The True Cost of Growth
Beyond obvious expenses like inventory and marketing, consider:
- Technology infrastructure upgrades
- Team expansion costs
- Working capital needs
- Market expansion expenses
Funding Your Future
Consider all your options for financing growth:
- Traditional funding like venture capital or bank loans
- Alternative options like revenue-based financing
- Strategic partnerships that can fuel expansion
But remember: the best funding option is profitable growth. Focus on unit economics first, then scale what works.
That’s why retention deserves as much attention as acquisition when you plan your next phase. The data compiled in Marketing Metrics puts the probability of selling to an existing customer at 60 to 70 percent, versus just 5 to 20 percent for a brand-new prospect. When acquisition costs keep climbing, the cheapest revenue you will find is the revenue you already earned once. Build the retention engine, keep loyal customers coming back, and the funding math for growth gets a lot friendlier.
The Road to $100 Million
This journey isn’t linear. You’ll likely hit several plateaus along the way. The key is recognizing these plateaus as opportunities to strengthen your foundation before the next growth phase.

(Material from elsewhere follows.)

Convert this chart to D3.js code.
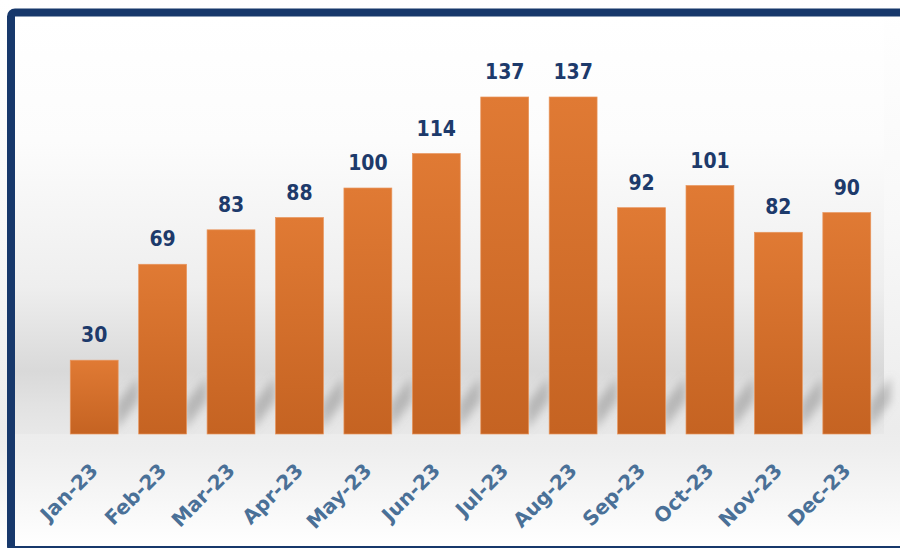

Success comes from building systematic, repeatable processes that can scale. This means:
- Documenting what works
- Automating where possible
- Testing before scaling
- Measuring everything that matters
The path to $100 million requires more than ambition. It demands a fundamental transformation in how you operate, market, and grow your business. The companies that make it are the ones that build for scale from the ground up.
Frequently Asked Questions
How do you scale an ecommerce business past $20 million?
Stop trying to grow every channel at once. Double down on the channels already driving profitable revenue, upgrade your platform and personalization so customer experience scales with you, and build repeatable, documented processes before you pour fuel on them. Profitable unit economics come first, then you scale what works.
What actually changes between $20 million and $100 million?
Almost everything about how you operate. You move from generalists to specialists, from reactive support to predictive customer experience, from gut-feel calls to disciplined analytics, and from a single market to data-driven expansion. The tactics that got you to $20 million rarely carry you to $100 million on their own.
How important is AI to scaling an ecommerce brand in 2026?
It is becoming essential on two fronts. Personalization and predictive experience drive measurable revenue gains, and a fast-growing share of product discovery now happens inside AI assistants and answer engines. Brands that make their content and product data readable by those systems protect their visibility as buyer behavior shifts.